Johanna Drucker’s Simulant Portrait (1990)

From http://www.artistsbooksonline.org/works/simp.xml
Project Statement. In the late 1980s, I was still involved in working on the biography of Ilia Zdanevich (Iliazd), begun in 1985 when I was a Fulbright Fellow in Paris, working on my dissertation. That biography went through many iterations, and was finally left unpublished after Northwestern cancelled my contract. I had lost interest in the project, swept up in other matters, but the process of research and synthesis from documents and snippets of different kinds of materials had touched a nerve. I found this utterly satisfying to a certain obsessive streak.
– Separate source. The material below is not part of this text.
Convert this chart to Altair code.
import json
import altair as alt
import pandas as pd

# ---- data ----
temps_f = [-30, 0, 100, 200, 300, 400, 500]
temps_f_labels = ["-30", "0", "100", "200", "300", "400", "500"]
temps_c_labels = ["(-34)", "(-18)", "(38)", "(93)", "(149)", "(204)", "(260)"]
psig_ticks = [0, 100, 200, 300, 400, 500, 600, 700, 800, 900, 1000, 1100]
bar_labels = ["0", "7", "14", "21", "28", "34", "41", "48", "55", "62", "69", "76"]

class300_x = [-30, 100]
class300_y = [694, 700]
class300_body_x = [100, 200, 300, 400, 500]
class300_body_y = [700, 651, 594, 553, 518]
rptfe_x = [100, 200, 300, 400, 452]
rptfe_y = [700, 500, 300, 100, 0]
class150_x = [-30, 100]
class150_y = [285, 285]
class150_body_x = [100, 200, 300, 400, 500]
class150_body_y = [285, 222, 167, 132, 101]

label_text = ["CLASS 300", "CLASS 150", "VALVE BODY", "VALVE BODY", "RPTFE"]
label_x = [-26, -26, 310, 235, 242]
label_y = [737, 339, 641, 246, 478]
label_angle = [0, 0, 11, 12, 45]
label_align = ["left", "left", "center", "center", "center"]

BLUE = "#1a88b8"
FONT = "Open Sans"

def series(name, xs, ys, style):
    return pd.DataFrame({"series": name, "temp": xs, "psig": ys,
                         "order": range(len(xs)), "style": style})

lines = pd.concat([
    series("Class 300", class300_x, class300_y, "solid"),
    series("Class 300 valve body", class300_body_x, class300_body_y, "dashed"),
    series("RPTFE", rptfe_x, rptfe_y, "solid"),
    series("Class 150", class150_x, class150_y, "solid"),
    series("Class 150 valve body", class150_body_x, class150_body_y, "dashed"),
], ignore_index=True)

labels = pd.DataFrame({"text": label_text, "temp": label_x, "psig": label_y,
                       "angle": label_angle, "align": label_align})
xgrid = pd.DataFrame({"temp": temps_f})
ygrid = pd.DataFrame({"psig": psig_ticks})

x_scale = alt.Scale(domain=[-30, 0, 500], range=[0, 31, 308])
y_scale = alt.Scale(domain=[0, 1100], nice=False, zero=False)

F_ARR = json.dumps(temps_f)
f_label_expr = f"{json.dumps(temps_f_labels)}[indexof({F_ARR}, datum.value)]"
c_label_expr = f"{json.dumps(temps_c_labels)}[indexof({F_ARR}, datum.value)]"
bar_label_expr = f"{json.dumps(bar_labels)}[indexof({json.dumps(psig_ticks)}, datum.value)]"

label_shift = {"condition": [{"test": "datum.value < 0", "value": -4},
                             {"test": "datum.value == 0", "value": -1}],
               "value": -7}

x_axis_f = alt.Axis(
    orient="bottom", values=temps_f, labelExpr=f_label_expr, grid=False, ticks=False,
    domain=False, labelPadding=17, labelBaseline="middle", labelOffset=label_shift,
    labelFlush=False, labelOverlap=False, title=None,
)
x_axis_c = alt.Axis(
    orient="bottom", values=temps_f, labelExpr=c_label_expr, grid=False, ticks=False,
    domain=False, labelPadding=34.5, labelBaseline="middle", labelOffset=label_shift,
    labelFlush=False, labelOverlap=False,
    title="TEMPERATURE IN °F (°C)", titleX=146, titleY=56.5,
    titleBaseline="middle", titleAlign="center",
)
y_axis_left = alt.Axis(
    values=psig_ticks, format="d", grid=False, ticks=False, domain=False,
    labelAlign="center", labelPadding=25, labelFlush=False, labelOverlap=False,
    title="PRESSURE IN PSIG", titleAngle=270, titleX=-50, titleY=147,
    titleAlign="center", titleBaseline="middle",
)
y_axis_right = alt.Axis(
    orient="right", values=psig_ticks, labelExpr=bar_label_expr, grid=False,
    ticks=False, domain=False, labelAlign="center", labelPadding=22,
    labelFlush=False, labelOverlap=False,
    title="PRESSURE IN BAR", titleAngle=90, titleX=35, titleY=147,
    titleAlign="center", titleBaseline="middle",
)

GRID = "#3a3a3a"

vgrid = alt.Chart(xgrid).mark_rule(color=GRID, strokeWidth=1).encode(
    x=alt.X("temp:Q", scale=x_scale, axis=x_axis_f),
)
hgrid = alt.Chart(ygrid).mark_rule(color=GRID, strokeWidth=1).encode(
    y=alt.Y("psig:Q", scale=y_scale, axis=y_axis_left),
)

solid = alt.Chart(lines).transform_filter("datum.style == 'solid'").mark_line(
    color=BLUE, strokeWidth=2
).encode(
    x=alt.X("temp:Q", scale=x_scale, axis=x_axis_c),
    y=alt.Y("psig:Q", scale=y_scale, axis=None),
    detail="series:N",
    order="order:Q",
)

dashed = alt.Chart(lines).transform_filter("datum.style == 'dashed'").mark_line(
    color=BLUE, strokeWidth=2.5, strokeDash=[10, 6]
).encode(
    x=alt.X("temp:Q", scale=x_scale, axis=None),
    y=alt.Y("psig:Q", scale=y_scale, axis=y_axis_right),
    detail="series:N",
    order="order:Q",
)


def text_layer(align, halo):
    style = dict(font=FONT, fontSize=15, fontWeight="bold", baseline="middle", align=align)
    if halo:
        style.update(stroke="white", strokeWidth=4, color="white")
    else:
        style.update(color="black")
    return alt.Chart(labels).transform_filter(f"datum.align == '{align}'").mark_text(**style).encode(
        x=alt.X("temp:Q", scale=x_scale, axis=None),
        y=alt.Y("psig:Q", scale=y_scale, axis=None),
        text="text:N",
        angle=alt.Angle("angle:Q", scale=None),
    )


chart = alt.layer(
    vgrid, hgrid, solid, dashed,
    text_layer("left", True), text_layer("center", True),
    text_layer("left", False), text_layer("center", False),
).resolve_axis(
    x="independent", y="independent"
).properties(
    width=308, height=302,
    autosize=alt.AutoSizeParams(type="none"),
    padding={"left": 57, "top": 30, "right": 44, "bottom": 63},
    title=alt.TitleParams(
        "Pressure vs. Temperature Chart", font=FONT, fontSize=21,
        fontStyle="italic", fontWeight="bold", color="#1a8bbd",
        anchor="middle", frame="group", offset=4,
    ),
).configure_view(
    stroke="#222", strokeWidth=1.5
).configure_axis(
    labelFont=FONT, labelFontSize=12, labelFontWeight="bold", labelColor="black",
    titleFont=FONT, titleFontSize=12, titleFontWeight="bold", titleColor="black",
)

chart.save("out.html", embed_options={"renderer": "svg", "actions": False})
And so the structures of biography-writing, with all their connect-the-dots assumptions, varieties and ranges of sources and voices, evidence and documents, etc., were extremely appealing. Structurally, then, Simulant Portrait was conceived to mimic that process of research. Thematically the book was closer to older themes, of women and their lives, biographies and celebrity, the tensions of mass and literary culture in my own mind, and so on. The cyber-pulp aspect of the book is harder to place, as my proclivities were hardly sci-fi at that moment. Only that such notions were in the air, with Philip K. Dick (particularly the film Blade Runner) and William Gibson (rising star) occupying a certain popular imagination.